How To Make a Profit From Crude Oil Trading
By Space Coast Daily // September 8, 2019
Understand what moves crude oil prices
Crude oil is ranked among the most volatile energy product in the world, making it one of the most profitable markets for traders.
Crude oil offers a variety of exceptional investment opportunities due to its unique ratings in the world’s economic and political systems. Many traders often do not take full advantage of crude oil price fluctuations.
Either because they don’t understand the characteristics of these markets or because they are not aware of the hidden risks involved. Below are the five steps that you can follow to make a consistent profit while trading in crude oil.
- Understand what moves crude oil prices
Supply and demand are the two significant factors that determine the price of crude oil worldwide. Oversupply and low demand make traders sell crude oil at a lower rate. While high demand and low supply encourage traders to trade crude oil at higher rates.
An excellent example of how demand and supply works is in April 2008, where the crude oil prices rose to a staggering $145.81 per barrel due to low supply and very high demand. Things took a different turn in August 2015 as the prices dropped to $37.75 per barrel due to low demand and oversupply of crude oil. Prices tend to stabilize when both the demand and supply factors are similar.
- Know the personalities involved in the trade
Energy markets are mostly dominated by hedgers and professional trader, who trade in both short and long-term market directions. It is also important to also note that retail traders can also influence the crude oil market.
When crude oil market starts to trends, it attracts capital from retail traders who are drawn to the market by the front-page headlines. This wave of both greed and fear by small/retail investors can impact your profits either positive or negative, depending on how the market is at that time.
- Understand the market
When trading in the crude oil market, you will quickly discover that there are two primary markets to pick from. They Include the Brent crude market and West Texas Intermediate Crude Market. WTI gets its oil from US Permian Basin fields and other local sources, while Brent Market oil comes from many oil fields located in the North Atlantic. Both these markets offer different products, and choosing the right product will come down to doing the proper research.
- Examine the long-term trends
When trading in crude oil, it’s essential to fully understand that there are no guarantees that you will make a profit. After World War ll, WTI crude oil rose to its peak. A few years later it began to drop significantly until 1999 where it started rising again, reaching an all-time high of $157 in June 2008. Then it started dropping, settling at around $55 in 2017.

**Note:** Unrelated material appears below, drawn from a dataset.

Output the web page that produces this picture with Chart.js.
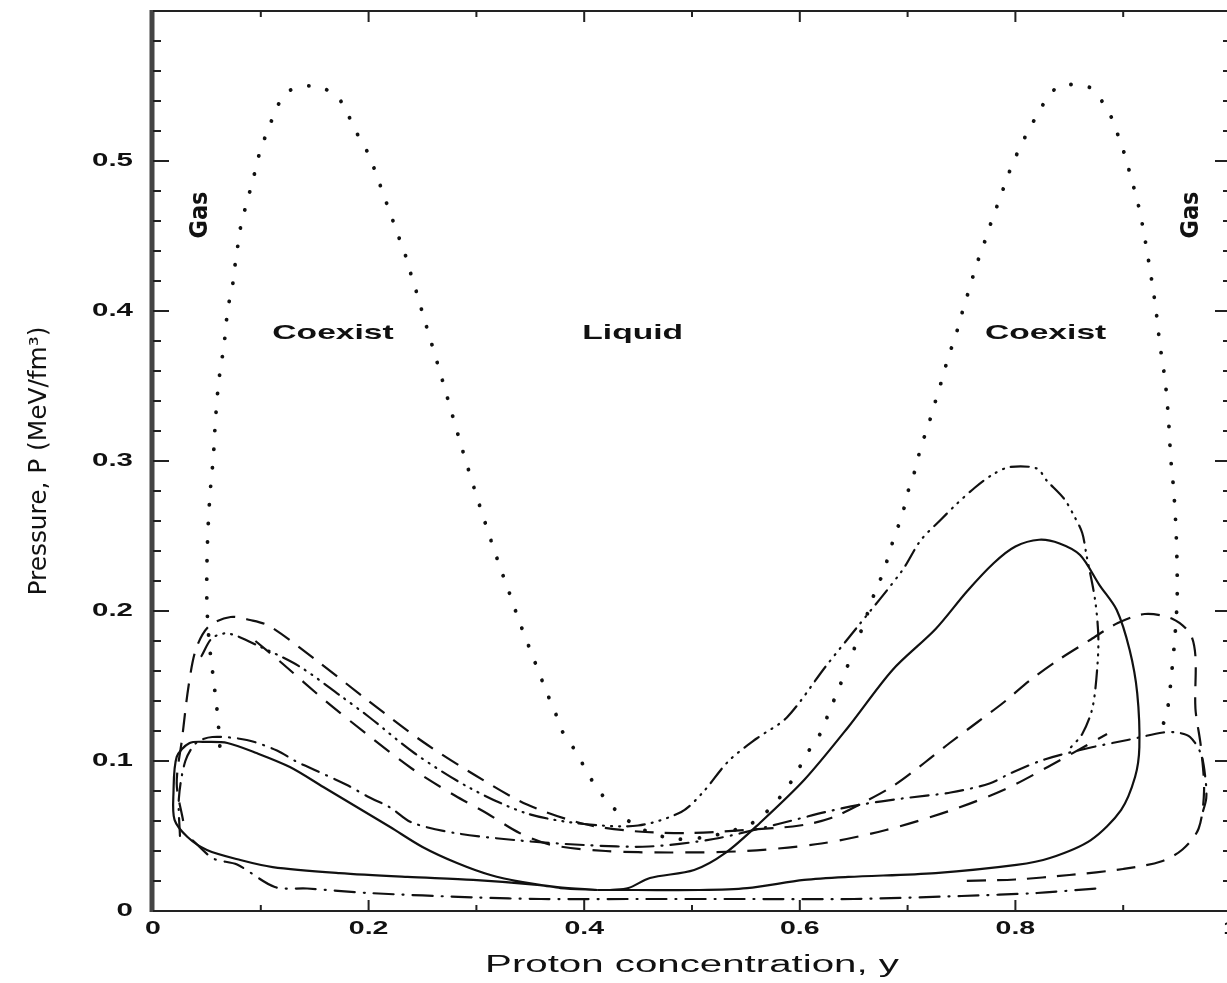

- Choose your investment venue
There are a few venues available that one can pick from when it comes to investing in crude oil.
a) The NYMEX WTI Light Sweet Crude Oil Contract: This contract offers trade contracts above 10 million contracts per month. However, this trading venue is extremely risky. This venue mostly attracts professionals and a few private investors or traders.
b) The U.S. OIL Fund: It is probably the safest and popular way to invest as they play crude oil through equities, it boosts of posting an average daily volume above 20-million shares. This venue also tracks WTI futures but is vulnerable to contango.
c) The iPath S&P Goldman Sachs Crude Oil Trust ETN: It is also an alternative avenue, which has an average daily volume of about three million shares.
d) Other Oil Companies and Sector Funds: Majority of these companies follow the crude oil trends and can diverge for long periods.
To be able to make a profit in crude oil and energy markets, one requires top-notch skills to build consistent profits. Traders need to learn what moves the commodity, the nature of the crowd, know how to read the history of a commodity and the physical variations between different grades.